Genuine debate on the Web

"There is an appetite for genuine debate on the web, but it is often drowned out by the howling of people who seem to regard the very existence of professional critics as an outrageous affront. The subtext is this: anyone can be a critic, so anyone who has the temerity to be paid for the privilege deserves to be put in the stocks.

This is just one front in a wide-ranging battle between the blogosphere and so-called old media. In an ideal world, there should be room for both print critics and online ones, with plenty of overlap between them. Good writing is good writing, wherever it appears. But the campaign is in its early days and there are several years' worth of grievances to thrash out before a peace treaty can be agreed."
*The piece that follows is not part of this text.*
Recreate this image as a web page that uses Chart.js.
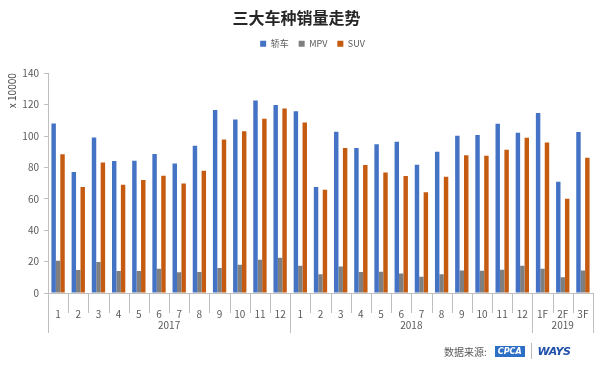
<!DOCTYPE html>
<html lang="zh">
<head>
  <meta charset="UTF-8" />
  <title>三大车种销量走势</title>
  <script src="https://cdn.jsdelivr.net/npm/chart.js"></script>
  <style>
    body { margin: 0; background: #fff; font-family: "Noto Sans CJK SC", sans-serif; }
    .chart-container { position: relative; width: 603px; height: 368px; }
    #source { position: absolute; left: 444px; top: 343px; font-size: 10px; color: #595959; display: flex; align-items: center; }
    #source .cpca { margin-left: 8px; background: #2e6fc6; color: #fff; font: italic bold 8px "DejaVu Sans", sans-serif; padding: 1px 3px; }
    #source .sep { width: 1px; height: 16px; background: #bbb; margin: 0 6px; }
    #source .ways { color: #1f4fa8; font: italic bold 11px "DejaVu Sans", sans-serif; letter-spacing: -0.5px; }
  </style>
</head>
<body>
  <div class="chart-container">
    <canvas id="salesChart"></canvas>
    <div id="source"><span>数据来源:</span><span class="cpca">CPCA</span><span class="sep"></span><span class="ways">WAYS</span></div>
  </div>

  <script>
    // month labels, grouped by year below
    const months = ['1','2','3','4','5','6','7','8','9','10','11','12',
                    '1','2','3','4','5','6','7','8','9','10','11','12',
                    '1F','2F','3F'];
    const years = ['2017', '2018', '2019'];
    const yearCounts = [12, 12, 3];

    // sales, unit: 10000 vehicles
    const sedan = [108, 77, 99, 84, 84.2, 88.5, 82.5, 93.8, 116.5, 110.5, 122.6, 119.7,
                   115.8, 67.5, 102.7, 92.3, 94.8, 96.3, 81.7, 90, 100.2, 100.6, 107.8, 102,
                   114.6, 70.9, 102.5];
    const mpv = [20.6, 14.6, 19.7, 14, 14, 15.5, 13.2, 13.4, 15.9, 18, 21.2, 22.5,
                 17.4, 12, 16.8, 13.4, 13.6, 12.5, 10.4, 11.9, 14.4, 14.2, 14.8, 17.4,
                 15.5, 10, 14.4];
    const suv = [88.3, 67.5, 83.2, 69, 72, 74.7, 69.8, 77.9, 97.8, 103, 111, 117.5,
                 108.6, 65.8, 92.3, 81.5, 76.8, 74.5, 64.1, 74, 87.8, 87.4, 91.2, 98.9,
                 95.9, 60, 86.1];

    const axisColor = '#bfbfbf';
    const textColor = '#595959';
    const fontFamily = '"Noto Sans CJK SC", sans-serif';

    // extra room between the legend and the plot, and nudge legend right
    const legendGapPlugin = {
      id: 'legendGap',
      beforeInit(chart) {
        const fit = chart.legend.fit;
        chart.legend.fit = function () {
          fit.call(this);
          this.height += 15;
        };
      },
      afterLayout(chart) {
        chart.legend.left += 16;
        chart.legend.right += 16;
      }
    };

    // draws the month/year separators and year labels under the x axis
    const yearAxisPlugin = {
      id: 'yearAxis',
      afterDraw(chart) {
        const x = chart.scales.x;
        const ctx = chart.ctx;
        const top = chart.chartArea.bottom;
        const yearStarts = [0];
        yearCounts.forEach(c => yearStarts.push(yearStarts[yearStarts.length - 1] + c));

        ctx.save();
        ctx.strokeStyle = axisColor;
        ctx.lineWidth = 1;
        for (let i = 0; i <= months.length; i++) {
          const px = Math.round(x.getPixelForValue(i - 0.5)) + 0.5;
          const len = yearStarts.includes(i) ? 40 : 20;
          ctx.beginPath();
          ctx.moveTo(px, top);
          ctx.lineTo(px, top + len);
          ctx.stroke();
        }
        ctx.fillStyle = textColor;
        ctx.font = '10px ' + fontFamily;
        ctx.textAlign = 'center';
        ctx.textBaseline = 'middle';
        years.forEach((yr, k) => {
          const a = x.getPixelForValue(yearStarts[k] - 0.5);
          const b = x.getPixelForValue(yearStarts[k + 1] - 0.5);
          ctx.fillText(yr, (a + b) / 2, top + 32);
        });
        ctx.restore();
      }
    };

    const ctx = document.getElementById('salesChart').getContext('2d');
    new Chart(ctx, {
      type: 'bar',
      data: {
        labels: months,
        datasets: [
          { label: '轿车', data: sedan, backgroundColor: '#4472c4' },
          { label: 'MPV', data: mpv, backgroundColor: '#7f7f7f' },
          { label: 'SUV', data: suv, backgroundColor: '#c55a11' }
        ]
      },
      options: {
        responsive: true,
        maintainAspectRatio: false,
        animation: false,
        datasets: { bar: { barPercentage: 1, categoryPercentage: 0.66 } },
        layout: { padding: { left: 0, right: 10, top: 0, bottom: 0 } },
        plugins: {
          title: {
            display: true,
            text: '三大车种销量走势',
            color: '#262626',
            font: { family: fontFamily, size: 16, weight: 'bold' },
            padding: { top: 8, bottom: 2 }
          },
          legend: {
            position: 'top',
            labels: {
              boxWidth: 6, boxHeight: 6, padding: 10,
              color: textColor,
              font: { family: fontFamily, size: 9 }
            }
          },
          tooltip: { enabled: false }
        },
        scales: {
          x: {
            afterFit(scale) { scale.height = 75; },
            grid: { display: false },
            border: { display: true, color: axisColor },
            ticks: { color: textColor, font: { family: fontFamily, size: 10 }, padding: 7, maxRotation: 0, autoSkip: false }
          },
          y: {
            min: 0, max: 140,
            afterFit(scale) { scale.width = 48; },
            grid: { drawOnChartArea: false, tickLength: 4, color: axisColor },
            border: { display: true, color: axisColor },
            ticks: { stepSize: 20, color: textColor, font: { family: fontFamily, size: 10 }, padding: 5 },
            title: {
              display: true, text: 'x 10000', align: 'end',
              color: '#404040', font: { family: fontFamily, size: 10 }, padding: { top: 6, bottom: 0 }
            }
          }
        }
      },
      plugins: [legendGapPlugin, yearAxisPlugin]
    });
  </script>
</body>
</html>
The virtual world has been seen often as something to put upside down established values, more as a revolutionary place than a place where the real world reflects.
In a few words, it was born not to be a copy of the actual world, but a "democratic place" where there are no hierarchies, where everybody is entitled to say what he thinks and in the way he likes it.
The structure of the Internet as a decentralized network has created space to voices that wouldn't have had the chance to be heard (and in certain cases, it wouldn't have been so bad, I agree).
We are beginning to be over-educated; at least everybody who is incapable of learning has taken to teaching - that is really what our enthusiasm for education has come to.
"although a firestorm of invective can be very amusing, it's only when critics and readers meet halfway that enlightening debate can happen - and surely that's the whole point of the exercise."

I think we sometimes MISS the full point.
People very often do not talk to "meet halfway", they mostly talk to read themselves.
The "arguments" are but the "accidental content" to write about.
And all "social networking" very often is just a way to "show how good I am" and see "how good you are".

That of course doesn't mean that there can be good and healthy discussions, but I am not so optimistic about the increasing number of them.